#### [Written problem]
The records below must be output exactly, without pictures.

#### [Provided data]
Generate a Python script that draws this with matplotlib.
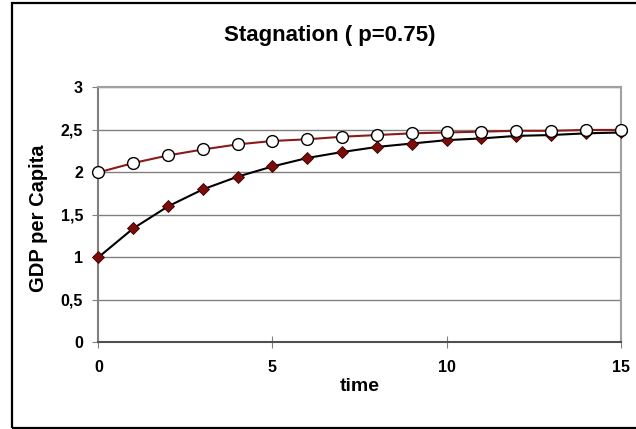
import numpy as np
import matplotlib.pyplot as plt
from matplotlib.patches import Rectangle
from matplotlib.ticker import FuncFormatter

plt.rcParams['font.family'] = ['Liberation Sans', 'DejaVu Sans']

# data
time = list(range(16))
gdp_low = [1.00, 1.34, 1.60, 1.80, 1.95, 2.07, 2.17, 2.24, 2.30, 2.34,
           2.38, 2.40, 2.43, 2.44, 2.46, 2.47]
gdp_high = [2.00, 2.11, 2.20, 2.27, 2.33, 2.37, 2.39, 2.42, 2.44, 2.46,
            2.47, 2.48, 2.49, 2.49, 2.50, 2.50]
yticks = [0, 0.5, 1, 1.5, 2, 2.5, 3]
xticks = [0, 5, 10, 15]

fig = plt.figure(figsize=(6.36, 4.29), dpi=100)
ax = fig.add_axes([0.1546, 0.2021, 0.8214, 0.594])

# outer chart frame
fig.patches.append(Rectangle((12/636, 1.5/429), 1.0, (426 - 1.5)/429,
                             transform=fig.transFigure, fill=False,
                             edgecolor='black', linewidth=1.6))

for y in yticks[1:]:
    ax.axhline(y, color='#808080', linewidth=1.0, zorder=1)

ax.plot(time, gdp_low, color='black', linewidth=1.5, marker='D',
        markersize=6, markerfacecolor='#7a0c0c', markeredgecolor='#3a0000',
        markeredgewidth=0.6, zorder=3, clip_on=False)
ax.plot(time, gdp_high, color='#8b1a1a', linewidth=1.5, marker='o',
        markersize=8.5, markerfacecolor='white', markeredgecolor='black',
        markeredgewidth=1.0, zorder=4, clip_on=False)

ax.set_xlim(0, 15)
ax.set_ylim(0, 3)
ax.set_xticks(xticks)
ax.set_yticks(yticks)
ax.yaxis.set_major_formatter(FuncFormatter(lambda v, p: ('%g' % v).replace('.', ',')))
ax.tick_params(axis='both', direction='out', length=4, color='#808080',
               labelsize=11.5, pad=7)
ax.tick_params(axis='x', direction='inout', length=8, pad=9)
for lab in ax.get_xticklabels() + ax.get_yticklabels():
    lab.set_fontweight('bold')

for side in ['left', 'bottom']:
    ax.spines[side].set_color('#808080')
    ax.spines[side].set_linewidth(1.5)
for side in ['top', 'right']:
    ax.spines[side].set_color('#a0a0a0')
    ax.spines[side].set_linewidth(1.5)
ax.spines['bottom'].set_color('#505050')

fig.text(0.518, 0.904, 'Stagnation ( p=0.75)', ha='center', va='baseline',
         fontsize=16, fontweight='bold')
fig.text(0.061, 0.492, 'GDP per Capita', ha='center', va='center',
         rotation=90, fontsize=14.5, fontweight='bold')
fig.text(0.565, 0.10, 'time', ha='center', va='center',
         fontsize=14, fontweight='bold')

fig.savefig('out.png', dpi=100)
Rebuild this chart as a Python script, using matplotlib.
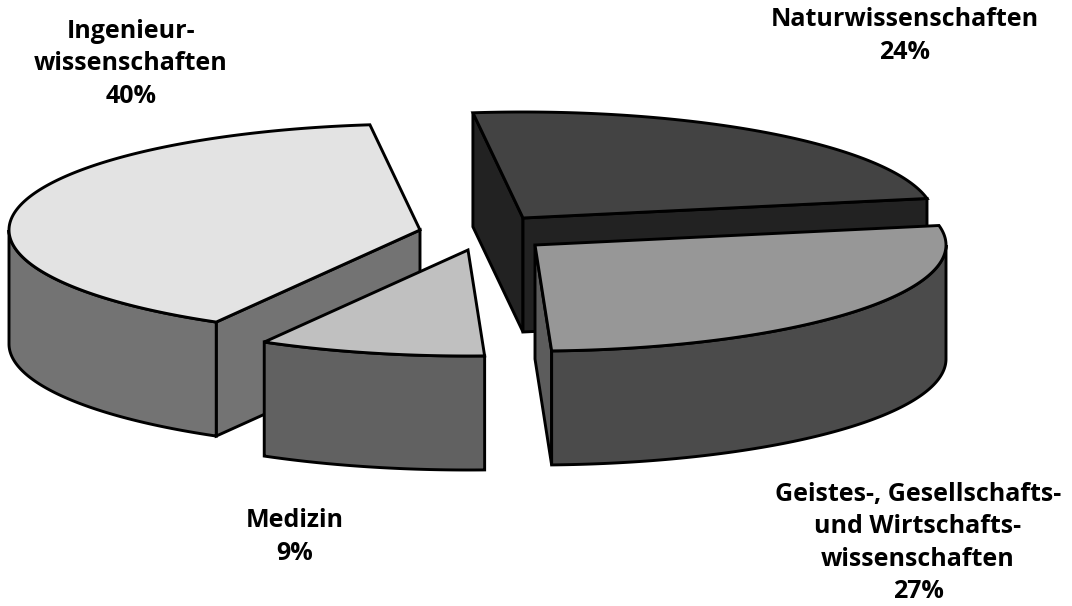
import numpy as np
import matplotlib
matplotlib.use('Agg')
import matplotlib.pyplot as plt

# data
labels = ['Naturwissenschaften', 'Geistes-, Gesellschafts-\nund Wirtschafts-\nwissenschaften', 'Medizin', 'Ingenieur-\nwissenschaften']
shares = [24.0, 27.3, 8.9, 39.8]  # unrounded

# layout, pixels of the picture
start_angle = 97.0
rx, ry = 411, 106
depth = 114
apex_x = [523, 535, 468, 420]
apex_y = [218, 245, 250, 230]
label_x = [905, 918, 295, 131]
label_y = [36, 543, 537, 64]
draw_order = [0, 1, 3, 2]

top_col = ['#434343', '#979797', '#c0c0c0', '#e3e3e3']
side_col = ['#222222', '#4b4b4b', '#616161', '#737373']
face_col = ['#222222', '#5c5c5c', '#616161', '#737373']

fig = plt.figure(figsize=(10.72, 6.06), dpi=100)
ax = fig.add_axes([0, 0, 1, 1])
ax.set_xlim(0, 1072)
ax.set_ylim(606, 0)
ax.axis('off')


def rim(cx, cy, t0, t1):
    t = np.radians(np.linspace(t0, t1, 200))
    return cx + rx * np.cos(t), cy - ry * np.sin(t)


def shape(xs, ys, col, z):
    ax.fill(xs, ys, facecolor=col, edgecolor='black', linewidth=2.1, joinstyle='miter', zorder=z)


angles = start_angle - np.cumsum([0] + shares) * 3.6

for z, i in enumerate(draw_order):
    cx, cy = apex_x[i], apex_y[i]
    t0, t1 = angles[i], angles[i + 1]   # clockwise from t0 to t1
    base = z * 10

    # cut faces, only those turned towards the viewer
    for t, visible in [(t0, np.cos(np.radians(t0)) < 0), (t1, np.cos(np.radians(t1)) > 0)]:
        if visible:
            ex, ey = rim(cx, cy, t, t)
            shape([cx, ex[0], ex[0], cx], [cy, ey[0], ey[0] + depth, cy + depth], face_col[i], base + 1)

    # outer wall, front half of the ellipse only
    hi, lo = min(t0, 0), max(t1, -180)
    if hi > lo:
        wx, wy = rim(cx, cy, hi, lo)
        shape(np.r_[wx, wx[::-1]], np.r_[wy, wy[::-1] + depth], side_col[i], base + 2)

    # top
    tx, ty = rim(cx, cy, t0, t1)
    shape(np.r_[cx, tx], np.r_[cy, ty], top_col[i], base + 3)

for i in range(len(labels)):
    ax.text(label_x[i], label_y[i], f'{labels[i]}\n{round(shares[i])}%', ha='center', va='center',
            family='Open Sans', fontweight='bold', fontsize=18, linespacing=1.38,
            color='black', zorder=100)

fig.savefig('out.png', dpi=100, facecolor='white')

#### [Response for this exercise]
Generate a Python script that draws this with matplotlib.
import numpy as np
import matplotlib.pyplot as plt
from matplotlib.patches import Rectangle
from matplotlib.ticker import FuncFormatter

plt.rcParams['font.family'] = ['Liberation Sans', 'DejaVu Sans']

# data
time = list(range(16))
gdp_low = [1.00, 1.34, 1.60, 1.80, 1.95, 2.07, 2.17, 2.24, 2.30, 2.34,
           2.38, 2.40, 2.43, 2.44, 2.46, 2.47]
gdp_high = [2.00, 2.11, 2.20, 2.27, 2.33, 2.37, 2.39, 2.42, 2.44, 2.46,
            2.47, 2.48, 2.49, 2.49, 2.50, 2.50]
yticks = [0, 0.5, 1, 1.5, 2, 2.5, 3]
xticks = [0, 5, 10, 15]

fig = plt.figure(figsize=(6.36, 4.29), dpi=100)
ax = fig.add_axes([0.1546, 0.2021, 0.8214, 0.594])

# outer chart frame
fig.patches.append(Rectangle((12/636, 1.5/429), 1.0, (426 - 1.5)/429,
                             transform=fig.transFigure, fill=False,
                             edgecolor='black', linewidth=1.6))

for y in yticks[1:]:
    ax.axhline(y, color='#808080', linewidth=1.0, zorder=1)

ax.plot(time, gdp_low, color='black', linewidth=1.5, marker='D',
        markersize=6, markerfacecolor='#7a0c0c', markeredgecolor='#3a0000',
        markeredgewidth=0.6, zorder=3, clip_on=False)
ax.plot(time, gdp_high, color='#8b1a1a', linewidth=1.5, marker='o',
        markersize=8.5, markerfacecolor='white', markeredgecolor='black',
        markeredgewidth=1.0, zorder=4, clip_on=False)

ax.set_xlim(0, 15)
ax.set_ylim(0, 3)
ax.set_xticks(xticks)
ax.set_yticks(yticks)
ax.yaxis.set_major_formatter(FuncFormatter(lambda v, p: ('%g' % v).replace('.', ',')))
ax.tick_params(axis='both', direction='out', length=4, color='#808080',
               labelsize=11.5, pad=7)
ax.tick_params(axis='x', direction='inout', length=8, pad=9)
for lab in ax.get_xticklabels() + ax.get_yticklabels():
    lab.set_fontweight('bold')

for side in ['left', 'bottom']:
    ax.spines[side].set_color('#808080')
    ax.spines[side].set_linewidth(1.5)
for side in ['top', 'right']:
    ax.spines[side].set_color('#a0a0a0')
    ax.spines[side].set_linewidth(1.5)
ax.spines['bottom'].set_color('#505050')

fig.text(0.518, 0.904, 'Stagnation ( p=0.75)', ha='center', va='baseline',
         fontsize=16, fontweight='bold')
fig.text(0.061, 0.492, 'GDP per Capita', ha='center', va='center',
         rotation=90, fontsize=14.5, fontweight='bold')
fig.text(0.565, 0.10, 'time', ha='center', va='center',
         fontsize=14, fontweight='bold')

fig.savefig('out.png', dpi=100)
Rebuild this chart as a Python script, using matplotlib.
import numpy as np
import matplotlib
matplotlib.use('Agg')
import matplotlib.pyplot as plt

# data
labels = ['Naturwissenschaften', 'Geistes-, Gesellschafts-\nund Wirtschafts-\nwissenschaften', 'Medizin', 'Ingenieur-\nwissenschaften']
shares = [24.0, 27.3, 8.9, 39.8]  # unrounded

# layout, pixels of the picture
start_angle = 97.0
rx, ry = 411, 106
depth = 114
apex_x = [523, 535, 468, 420]
apex_y = [218, 245, 250, 230]
label_x = [905, 918, 295, 131]
label_y = [36, 543, 537, 64]
draw_order = [0, 1, 3, 2]

top_col = ['#434343', '#979797', '#c0c0c0', '#e3e3e3']
side_col = ['#222222', '#4b4b4b', '#616161', '#737373']
face_col = ['#222222', '#5c5c5c', '#616161', '#737373']

fig = plt.figure(figsize=(10.72, 6.06), dpi=100)
ax = fig.add_axes([0, 0, 1, 1])
ax.set_xlim(0, 1072)
ax.set_ylim(606, 0)
ax.axis('off')


def rim(cx, cy, t0, t1):
    t = np.radians(np.linspace(t0, t1, 200))
    return cx + rx * np.cos(t), cy - ry * np.sin(t)


def shape(xs, ys, col, z):
    ax.fill(xs, ys, facecolor=col, edgecolor='black', linewidth=2.1, joinstyle='miter', zorder=z)


angles = start_angle - np.cumsum([0] + shares) * 3.6

for z, i in enumerate(draw_order):
    cx, cy = apex_x[i], apex_y[i]
    t0, t1 = angles[i], angles[i + 1]   # clockwise from t0 to t1
    base = z * 10

    # cut faces, only those turned towards the viewer
    for t, visible in [(t0, np.cos(np.radians(t0)) < 0), (t1, np.cos(np.radians(t1)) > 0)]:
        if visible:
            ex, ey = rim(cx, cy, t, t)
            shape([cx, ex[0], ex[0], cx], [cy, ey[0], ey[0] + depth, cy + depth], face_col[i], base + 1)

    # outer wall, front half of the ellipse only
    hi, lo = min(t0, 0), max(t1, -180)
    if hi > lo:
        wx, wy = rim(cx, cy, hi, lo)
        shape(np.r_[wx, wx[::-1]], np.r_[wy, wy[::-1] + depth], side_col[i], base + 2)

    # top
    tx, ty = rim(cx, cy, t0, t1)
    shape(np.r_[cx, tx], np.r_[cy, ty], top_col[i], base + 3)

for i in range(len(labels)):
    ax.text(label_x[i], label_y[i], f'{labels[i]}\n{round(shares[i])}%', ha='center', va='center',
            family='Open Sans', fontweight='bold', fontsize=18, linespacing=1.38,
            color='black', zorder=100)

fig.savefig('out.png', dpi=100, facecolor='white')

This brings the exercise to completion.